Monday, September 29, 2008

Peace...with a pinch of paranoia

Things have been pretty boring around here, to tell the truth. But I have come to embrace the mundane. The average. The every day.

In other words, the healthy times.

It has been about 5 days short of 6 months since Cece's last bout with pneumonia, which was the cause of her last hospitalization. Really this is nothing short of a miracle. For a child with sickle cell disease it is just plain expected to be inpatient several times a year. (Isn't there something ironic with regard to the two definitions of "inpatient???" But I digress...) Last year she had frequent flyer status after visiting our friends in Peds 4 times, the last one ending on Christmas Eve. Thank you Lord, for the miracle of the timing on that release!!!

So although I try my hardest to have FAITH and PATIENCE and TRUST and all that good stuff, the reality is that I am always waiting. As another mom of a young child born with sickle cell disease said, "I'm always waiting for the other sickle cell shoe to drop."

Sometime soon I think I will post some FAQ's about SCD, because I sure didn't have a clue what it was all about before our beautiful girl came into our lives. But the reader's digest version is that there are a lot of issues that can come along with it, and no one can really tell you when or how or even IF your child will have to deal with them. It's a waiting game. A hoping game. A praying game.

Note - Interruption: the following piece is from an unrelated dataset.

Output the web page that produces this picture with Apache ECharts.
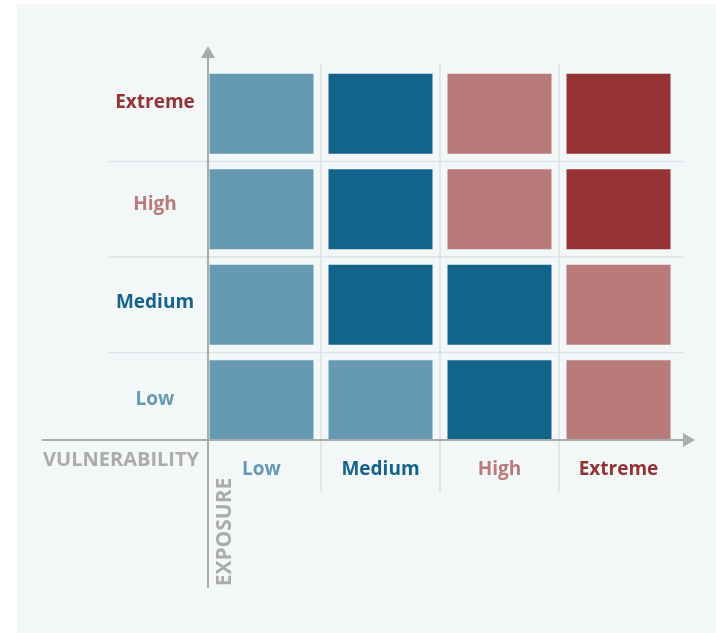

I've never been a superstitious person, but every time someone asks me how the kids are doing I feel compelled to knock on wood. Ridiculous, I know. But this is life sometimes, for all of us. Taking a breath and hoping for the best. Taking a step and hoping not to fall. Taking a leap and letting faith show us the way.

So let me just say it out loud...and this is tough for this control freak to do...

GOD, YOU ARE IN CONTROL.

And YOU are good.

Tomorrow I attend my first patient advocate group meeting at our local hospital. I was asked to participate in order to represent parents of pediatric patients. I was flattered and surprised, and happily accepting of the invitation. I am hoping that maybe, in some very small way, I can make a difference for Cece's future - and for the future of any other children that will visit there. After all, she'll be spending her share of time in Room 204. She already has. But for now, she's sleeping peacefully in her room full of stuffed animals and waaayyy too many shoes (she has a thing for shoes - really).

Thank you Lord, for the healthy times. Please send some Abby's way.

2 comments:

Michelle Riggs said...

Praise God that things have been boring and routine for you.

We have been praying for boring here. :-)

I would love to learn more about sickle cell. The sickle cell peds stay on the same unit that Abby is on. I would love to find out more about what their parents are dealing with.

praying for you and your daughter. Did you know that she had sickle cell before you adopted her?

Michelle Riggs said...

How are you all doing? You have been quiet.